1.1. Pixel distortion on tileset textures creating lines, especially with pixels close together. 00:00 - 00:27
1.2 Pixel distortion on sprites (especially clear in the eyes and face) 00:27 - 00:30.
2.1 Depth aspect of the water shader used for shallow colour is affecting everything rendered in front of the water (Depth priming is disabled and rendering path is forward +). 00:30 - 00:33.
Desired Outcome
Smooth, pixel perfect display when scene is rendered without obvious artifacts.
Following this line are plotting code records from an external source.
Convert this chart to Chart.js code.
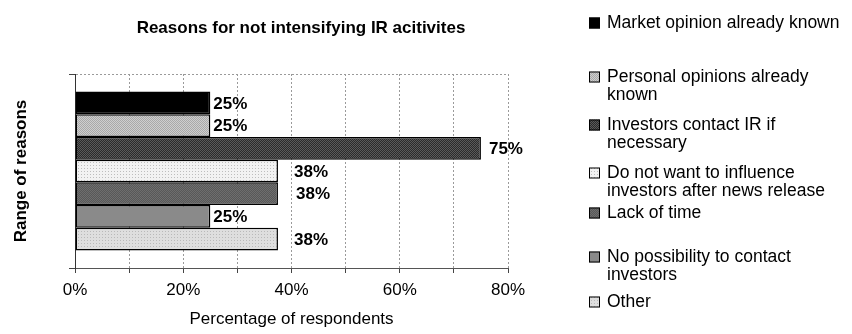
<!DOCTYPE html>
<html>
<head>
<meta charset="utf-8">
<title>Reasons for not intensifying IR acitivites</title>
<script src="https://cdn.jsdelivr.net/npm/chart.js@4/dist/chart.umd.min.js"></script>
<style>
  html, body { margin: 0; padding: 0; background: #fff; }
  #wrap { width: 852px; height: 334px; }
</style>
</head>
<body>
<div id="wrap"><canvas id="irChart" width="852" height="334"></canvas></div>
<script>
// survey answers, top bar first
const reasons = [
  'Market opinion already known',
  'Personal opinions already known',
  'Investors contact IR if necessary',
  'Do not want to influence investors after news release',
  'Lack of time',
  'No possibility to contact investors',
  'Other'
];
const shares = [25, 25, 75, 37.5, 37.5, 25, 37.5];
const xTickValues = [0, 20, 40, 60, 80];
const chartTitle = 'Reasons for not intensifying IR acitivites';

const FONT = '"Liberation Sans", Arial, Helvetica, sans-serif';
Chart.defaults.font.family = FONT;
Chart.defaults.font.size = 17;
Chart.defaults.color = '#000';

// small tiled fills, roughly like the old office hatch patterns
function tile(base, dot, step) {
  const c = document.createElement('canvas');
  c.width = step; c.height = step;
  const g = c.getContext('2d');
  g.fillStyle = base;
  g.fillRect(0, 0, step, step);
  g.fillStyle = dot;
  g.fillRect(0, 0, 1, 1);
  if (step === 2) g.fillRect(1, 1, 1, 1);
  return g.createPattern(c, 'repeat');
}

const fills = [
  '#000000',
  tile('#cfcfcf', '#a9a9a9', 2),
  tile('#2b2b2b', '#5a5a5a', 2),
  tile('#f2f2f2', '#bdbdbd', 3),
  tile('#585858', '#6e6e6e', 2),
  '#8a8a8a',
  tile('#dedede', '#b9b9b9', 3)
];

// title sits over the plot plus a bit of the legend gap
const topTitle = {
  id: 'topTitle',
  afterDraw(chart, args, opts) {
    const ctx = chart.ctx;
    ctx.save();
    ctx.font = 'bold 17px ' + FONT;
    ctx.fillStyle = '#000';
    ctx.textAlign = 'center';
    ctx.textBaseline = 'middle';
    ctx.fillText(chartTitle, opts.x, opts.y);
    ctx.restore();
  }
};

const valueLabels = {
  id: 'valueLabels',
  afterDatasetsDraw(chart, args, opts) {
    const ctx = chart.ctx;
    ctx.save();
    ctx.font = 'bold 17px ' + FONT;
    ctx.fillStyle = '#000';
    ctx.textBaseline = 'middle';
    chart.data.datasets.forEach((ds, i) => {
      const bar = chart.getDatasetMeta(i).data[0];
      ctx.fillText(Math.round(ds.data[0]) + '%', bar.x + opts.gaps[i], bar.y + 1);
    });
    ctx.restore();
  }
};

// legend on the right with wrapped entries
const sideLegend = {
  id: 'sideLegend',
  afterDraw(chart, args, opts) {
    const ctx = chart.ctx;
    ctx.save();
    ctx.font = '17.5px ' + FONT;
    ctx.textBaseline = 'middle';
    const maxW = opts.maxWidth;
    chart.data.datasets.forEach((ds, i) => {
      const words = ds.label.split(' ');
      const lines = [];
      let line = '';
      words.forEach(w => {
        const test = line ? line + ' ' + w : w;
        if (line && ctx.measureText(test).width > maxW) {
          lines.push(line);
          line = w;
        } else {
          line = test;
        }
      });
      lines.push(line);
      const y = opts.rows[i];
      ctx.fillStyle = ds.backgroundColor;
      ctx.fillRect(opts.boxX, y - 5.5, 11, 11);
      ctx.strokeStyle = '#000';
      ctx.lineWidth = 1;
      ctx.strokeRect(opts.boxX + 0.5, y - 5, 10, 10);
      ctx.fillStyle = '#000';
      lines.forEach((t, k) => ctx.fillText(t, opts.textX, y + k * opts.lineHeight));
    });
    ctx.restore();
  }
};

new Chart(document.getElementById('irChart'), {
  type: 'bar',
  data: {
    labels: [''],
    datasets: reasons.map((r, i) => ({
      label: r,
      data: [shares[i]],
      backgroundColor: fills[i],
      borderColor: '#000',
      borderWidth: 1.5,
      borderSkipped: false,
      categoryPercentage: 0.82,
      barPercentage: 1.0
    }))
  },
  options: {
    indexAxis: 'y',
    responsive: false,
    animation: false,
    devicePixelRatio: 1,
    layout: { padding: { left: 0, top: 74, bottom: 0, right: 344 } },
    scales: {
      x: {
        min: 0,
        max: 80,
        ticks: {
          stepSize: 10,
          autoSkip: false,
          maxRotation: 0,
          padding: 7,
          callback: v => xTickValues.includes(v) ? v + '%' : ''
        },
        grid: {
          color: '#9a9a9a',
          lineWidth: 1,
          tickLength: 5,
          tickColor: '#444',
          tickBorderDash: []
        },
        border: { color: '#555', width: 1, dash: [2, 2] },
        title: {
          display: true,
          text: 'Percentage of respondents',
          padding: { top: 0, bottom: 4 }
        },
        afterFit: s => { s.height = 66; }
      },
      y: {
        ticks: { display: false },
        grid: {
          color: '#9a9a9a',
          tickLength: 6,
          tickColor: '#444',
          tickBorderDash: []
        },
        border: { color: '#333', width: 1, dash: [2, 2] },
        title: {
          display: true,
          text: 'Range of reasons',
          font: { weight: 'bold' },
          padding: { top: 11, bottom: 0 }
        },
        afterFit: s => { s.width = 75; }
      }
    },
    plugins: {
      legend: { display: false },
      tooltip: { enabled: false },
      title: { display: false },
      topTitle: { x: 301, y: 28 },
      valueLabels: { gaps: [3, 3, 8, 16, 18, 3, 16] },
      sideLegend: {
        boxX: 589,
        textX: 607,
        maxWidth: 242,
        lineHeight: 18,
        rows: [23, 77, 125, 173, 213, 257, 302]
      }
    }
  },
  plugins: [topTitle, valueLabels, sideLegend]
});
</script>
</body>
</html>
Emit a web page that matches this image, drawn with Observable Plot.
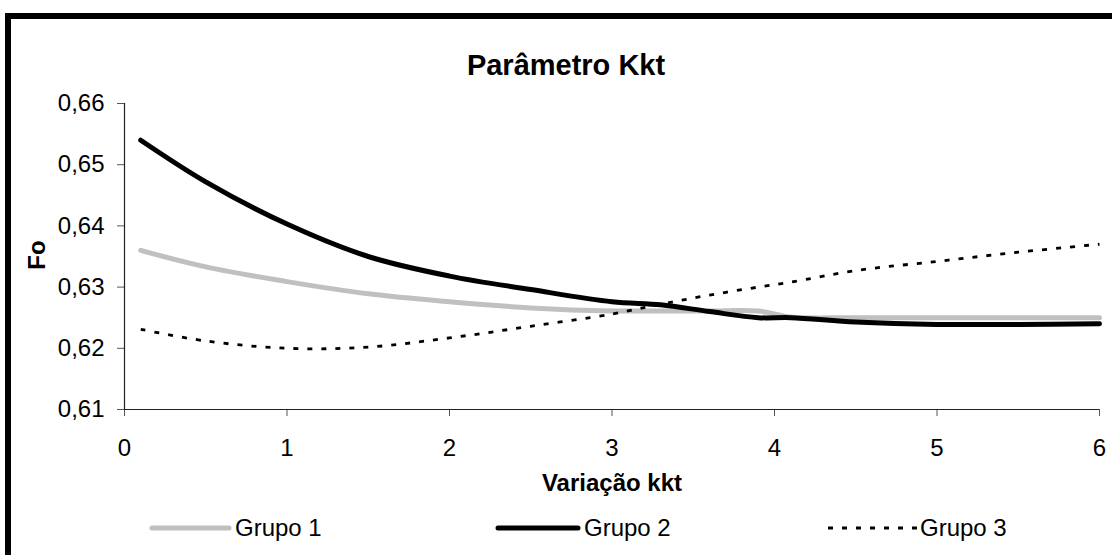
<!DOCTYPE html>
<html>
<head>
<meta charset="utf-8">
<script src="https://cdn.jsdelivr.net/npm/d3@7"></script>
<script src="https://cdn.jsdelivr.net/npm/@observablehq/plot@0.6"></script>
<style>
  html, body { margin: 0; padding: 0; background: #fff; overflow: hidden; }
  #wrap { position: relative; width: 1112px; height: 555px; overflow: hidden; font-family: "Liberation Sans", Arial, sans-serif; color: #000; }
  #frame { position: absolute; left: 5px; top: 13px; width: 1200px; height: 700px; border: 6px solid #000; box-sizing: border-box; }
  #chart { position: absolute; left: 0; top: 0; }
  .t { position: absolute; white-space: nowrap; line-height: 1; }
  #title { left: 0; width: 1132px; top: 51px; text-align: center; font-weight: bold; font-size: 29px; }
  #xlabel { left: 412px; width: 400px; top: 471px; text-align: center; font-weight: bold; font-size: 24px; }
  #ylabel { left: 37px; top: 255px; font-weight: bold; font-size: 24px; transform: translate(-50%, -50%) rotate(-90deg); }
  .leg { position: absolute; top: 515px; height: 26px; display: flex; align-items: center; font-size: 24px; }
  .leg svg { display: block; margin-right: 3px; }
</style>
</head>
<body>
<div id="wrap">
  <div id="frame"></div>
  <div id="chart"></div>
  <div id="title" class="t">Parâmetro Kkt</div>
  <div id="xlabel" class="t">Variação kkt</div>
  <div id="ylabel" class="t">Fo</div>
  <div id="legend"></div>
</div>
<script>
// ---- data ----
const kkt    = [0.1, 0.5, 1, 1.5, 2, 2.5, 3, 3.3, 3.6, 3.9, 4.1, 4.5, 5, 5.5, 6];
const grupo1 = [0.6360, 0.6333, 0.6309, 0.6289, 0.6276, 0.6266, 0.6261, 0.6261, 0.6261, 0.6261, 0.6251, 0.6250, 0.6250, 0.6250, 0.6250];
const grupo2 = [0.6540, 0.6472, 0.6403, 0.6350, 0.6318, 0.6296, 0.6276, 0.6271, 0.6260, 0.6250, 0.6250, 0.6243, 0.6239, 0.6239, 0.6240];
const grupo3 = [0.6231, 0.6212, 0.6200, 0.6202, 0.6217, 0.6236, 0.6256, 0.6272, 0.6287, 0.6300, 0.6308, 0.6327, 0.6342, 0.6357, 0.6370];
const seriesNames = ["Grupo 1", "Grupo 2", "Grupo 3"];
const xTicks = [0, 1, 2, 3, 4, 5, 6];
const yTicks = [0.61, 0.62, 0.63, 0.64, 0.65, 0.66];

const styles = [
  { stroke: "#c0c0c0", strokeWidth: 5, dash: null },
  { stroke: "#000000", strokeWidth: 5, dash: null },
  { stroke: "#000000", strokeWidth: 2.8, dash: "5,9" }
];
const seriesValues = [grupo1, grupo2, grupo3];

const lineMarks = seriesValues.map((vals, s) =>
  Plot.line(kkt.map((x, i) => ({ x, y: vals[i] })), {
    x: "x", y: "y",
    stroke: styles[s].stroke,
    strokeWidth: styles[s].strokeWidth,
    strokeDasharray: styles[s].dash,
    strokeLinecap: styles[s].dash ? "butt" : "round",
    curve: "catmull-rom"
  })
);

const chart = Plot.plot({
  width: 1112,
  height: 555,
  marginLeft: 124,
  marginRight: 13,
  marginTop: 103,
  marginBottom: 146,
  style: { fontFamily: "'Liberation Sans', Arial, sans-serif", fontSize: "24px", color: "#000", background: "transparent", overflow: "visible" },
  x: { domain: [0, 6] },
  y: { domain: [0.61, 0.66] },
  marks: [
    Plot.axisX({ ticks: xTicks, tickSize: 7, tickPadding: 22, tickFormat: d => String(d), label: null, stroke: "#555" }),
    Plot.axisY({ ticks: yTicks, tickSize: 7, tickPadding: 13, tickFormat: d => d.toFixed(2).replace(".", ","), label: null, stroke: "#555" }),
    Plot.ruleX([0], { stroke: "#222", strokeWidth: 1.2 }),
    Plot.ruleY([0.61], { stroke: "#222", strokeWidth: 1.2 }),
    ...lineMarks
  ]
});
document.getElementById("chart").appendChild(chart);

// ---- legend ----
const legendX = [149, 495, 828];
const legendW = [83, 86, 89];
const legend = document.getElementById("legend");
seriesNames.forEach((name, s) => {
  const item = document.createElement("div");
  item.className = "leg";
  item.style.left = legendX[s] + "px";
  const w = legendW[s];
  const st = styles[s];
  item.innerHTML =
    `<svg width="${w}" height="12"><line x1="${st.dash ? 0 : 3}" x2="${st.dash ? w : w - 3}" y1="6" y2="6" stroke="${st.stroke}" stroke-width="${st.strokeWidth}" ${st.dash ? `stroke-dasharray="${st.dash}"` : 'stroke-linecap="round"'}/></svg><span>${name}</span>`;
  legend.appendChild(item);
});
</script>
</body>
</html>
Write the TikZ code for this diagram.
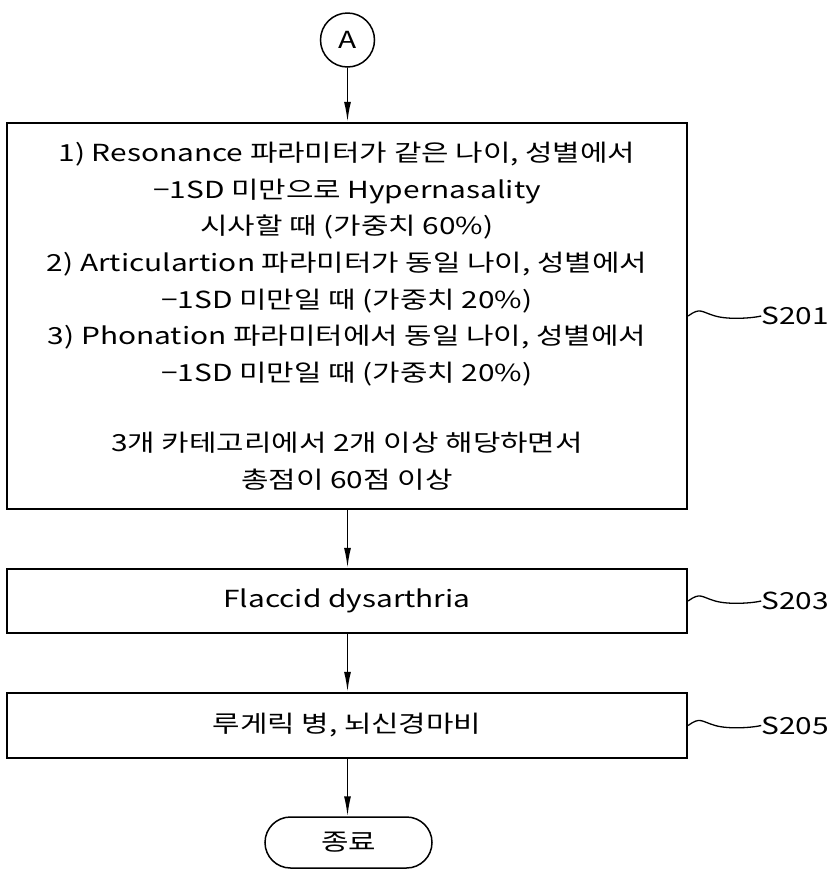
\documentclass[tikz,border=0pt]{standalone}
\usepackage{fontspec}
\setmainfont{Noto Sans CJK KR}[FakeStretch=1.27]
\usetikzlibrary{arrows.meta,shapes.misc}
\begin{document}
\begin{tikzpicture}[x=1pt,y=-1pt,
  every node/.style={font=\fontsize{23.5}{36.7}\selectfont},
  stepbox/.style={draw,line width=2.4pt,minimum width=680pt,inner sep=0pt,align=center},
  flow/.style={line width=1.5pt,-{Latex[length=20pt,width=7pt]}},
  squig/.style={line width=1.3pt},
  steplabel/.style={anchor=west,inner sep=0pt}]
\useasboundingbox (0,0) rectangle (828,871);

% connector start circle
\node[draw,circle,line width=1.5pt,minimum size=54pt,inner sep=0pt] (A) at (347.5,40) {A};

% decision criteria
\node[stepbox,minimum height=386pt] (s201) at (347,316)
  {1) Resonance 파라미터가 같은 나이, 성별에서\\
   −1SD 미만으로 Hypernasality\\
   시사할 때 (가중치 60\%)\\
   2) Articulartion 파라미터가 동일 나이, 성별에서\\
   −1SD 미만일 때 (가중치 20\%)\\
   3) Phonation 파라미터에서 동일 나이, 성별에서\\
   −1SD 미만일 때 (가중치 20\%)\\[33pt]
   3개 카테고리에서 2개 이상 해당하면서\\
   총점이 60점 이상};

\node[stepbox,minimum height=64pt] (s203) at (347,601) {Flaccid dysarthria};
\node[stepbox,minimum height=65pt] (s205) at (347,725.5) {루게릭 병, 뇌신경마비};

\node[draw,rounded rectangle,line width=1.5pt,minimum width=167pt,minimum height=51pt,inner sep=0pt] (end) at (348.5,842.5) {종료};

% flow arrows
\draw[flow] (A) -- (s201.north -| A);
\draw[flow] (s201.south -| A) -- (s203.north -| A);
\draw[flow] (s203.south -| A) -- (s205.north -| A);
\draw[flow] (s205.south -| A) -- (end.north -| A);

% step reference labels with leader squiggles
\foreach \n/\lab in {s201/S201,s203/S203,s205/S205}{
  \coordinate (\n-a) at (\n.east);
  \node[steplabel] (\n-l) at ([xshift=73pt]\n.east) {\lab};
  \draw[squig] (\n-a) .. controls +(12,-9) and +(-14,-4) .. ++(27,0)
                      .. controls +(14,4) and +(-8,2) .. (\n-l.west);
}
\end{tikzpicture}
\end{document}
I know what is the problem, the video you show of dragon quest is not pixel perfect, all your issues come from trying to make it pixel perfect
if you notice the background is all 3d, and its not point filter, so when it gets far from the camera it gets blurry and so there are no imperfections from pixel perfect
for the characters is more complex and it must be done with high lvl shader tricks that I also want an answer
but thats it for you, turning off anti alias, making it pixel perfect etc, is gonna give you all the imperfections that you mention
pixel perfect is for stuff that is always the same size, no depth, when stuff goes far away from the camera its all gonna change size
Here is what I recommend you, check this game alabaster dawn:
they have done amazing work making 2d in 3d and the devs are very friendly and helpful I recommend you to go on their discord
and go on the channel alabaster dawn general they have a lot of stuff you can see, and you can try to ask them about it, they regularly answer questions from fans, you can try ask them for advice
Here on unity forums i severely doubt you will find any answers for this style
yeah, there’s not really such a thing as pixel perfect 3d rendering. the assets may be 2d, but the inclusion of depth alone ruins that possibility. you can reduce the aliasing on textures by using mipmaps, or anisotropic filtering (which only works with trilinear, so maybe not applicable for you.)
there are certain shaders unity includes that have a pixel snap feauture, but i’m not sure which.
you can also snap to pixels in a shader using UnityPixelSnap().
as mentioned though, pixel snapping may hurt you more than it helps you.